L’usage excessif des outils numériques au travail est une préoccupation récurrente.  J’avais abordé ce sujet par le passé dans le journal Lien Social. C’est également un sujet de discussion parmi les assistantes sociales et les éducateurs. Les professionnels de l’aide et d soin expriment souvent leur inquiétude quant au temps considérable qu’ils consacrent à renseigner des écrans pour diverses raisons, qu’elles soient légitimes ou non.

Ce sentiment d’insatisfaction n’est pas exclusif aux travailleurs sociaux. Il est partagé par de nombreux autres professionnels. En effet, la majorité d’entre nous consacre désormais un temps conséquent à la frappe sur nos claviers, à la navigation dans diverses applications et à la gestion de nos boîtes de messagerie électronique. Ce temps, nous avons tendance à le percevoir comme du temps perdu, qui pourrait être mieux utilisé dans l’exercice de nos missions professionnelles. C’est aussi le cas dans la vie quotidienne.

Un équilibre entre vie professionnelle et vie personnelle

Il est important de reconnaitre que l’usage immodéré des outils numériques s’est aussi immiscé dans notre vie personnelle. Qui, de nos jours, peut se passer d’une messagerie électronique ou des applications qui facilitent notre quotidien ? La question à se poser devient alors plus nuancée : est-ce que le temps que je passe devant les écrans est utile et nécessaire ? ce temps est-il instructif ou abêtissant ? normal ou envahissant ? Pour répondre à ces questions, une introspection s’avère nécessaire pour évaluer le degré de subjectivité de notre ressenti.

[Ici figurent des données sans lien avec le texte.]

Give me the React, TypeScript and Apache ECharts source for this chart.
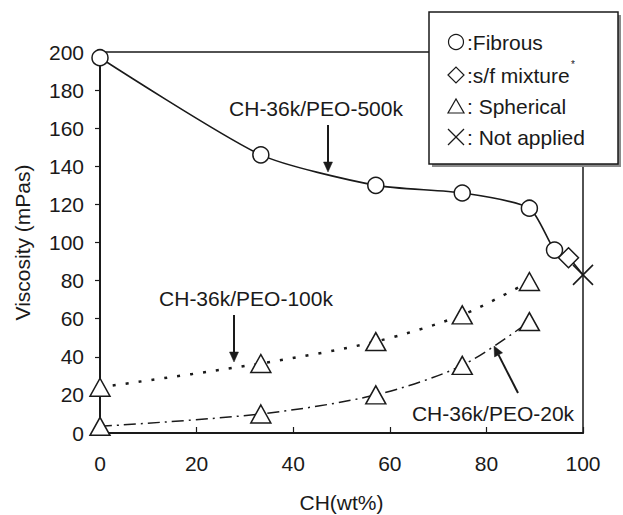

Prenons un exemple : est-il justifiable pour un travailleur social de privilégier la communication par SMS ou par courrier électronique avec un jeune en suivi, au détriment d’une interaction en face à face ? La réponse à cette question dépendra des avantages et des inconvénients perçus, mais aussi du contexte spécifique de la situation. Le sujet est si complexe qu’il pourrait même être un thème de réunion d’équipe sans qu’une conclusion définitive ne soit trouvée. Dans certains cas, l’utilisation des outils numériques peut être bénéfique et nécessaire, tandis que dans d’autres, elle peut s’avérer vraiment contre-productive. C’est selon.

Le coût caché de la communication numérique

Selon une étude réalisée en 2021, un professionnel encadrant reçoit en moyenne entre trente et soixante courriels par jour. La gestion de cette masse d’informations est non seulement chronophage, mais elle constitue également une source de stress notamment lorsque l’on rentre de congés. Certains dirigeants d’entreprises ont même pris l’initiative d’interdire l’usage de la messagerie électronique le vendredi, incitant ainsi leurs agents à privilégier la communication directe pour résoudre les problèmes.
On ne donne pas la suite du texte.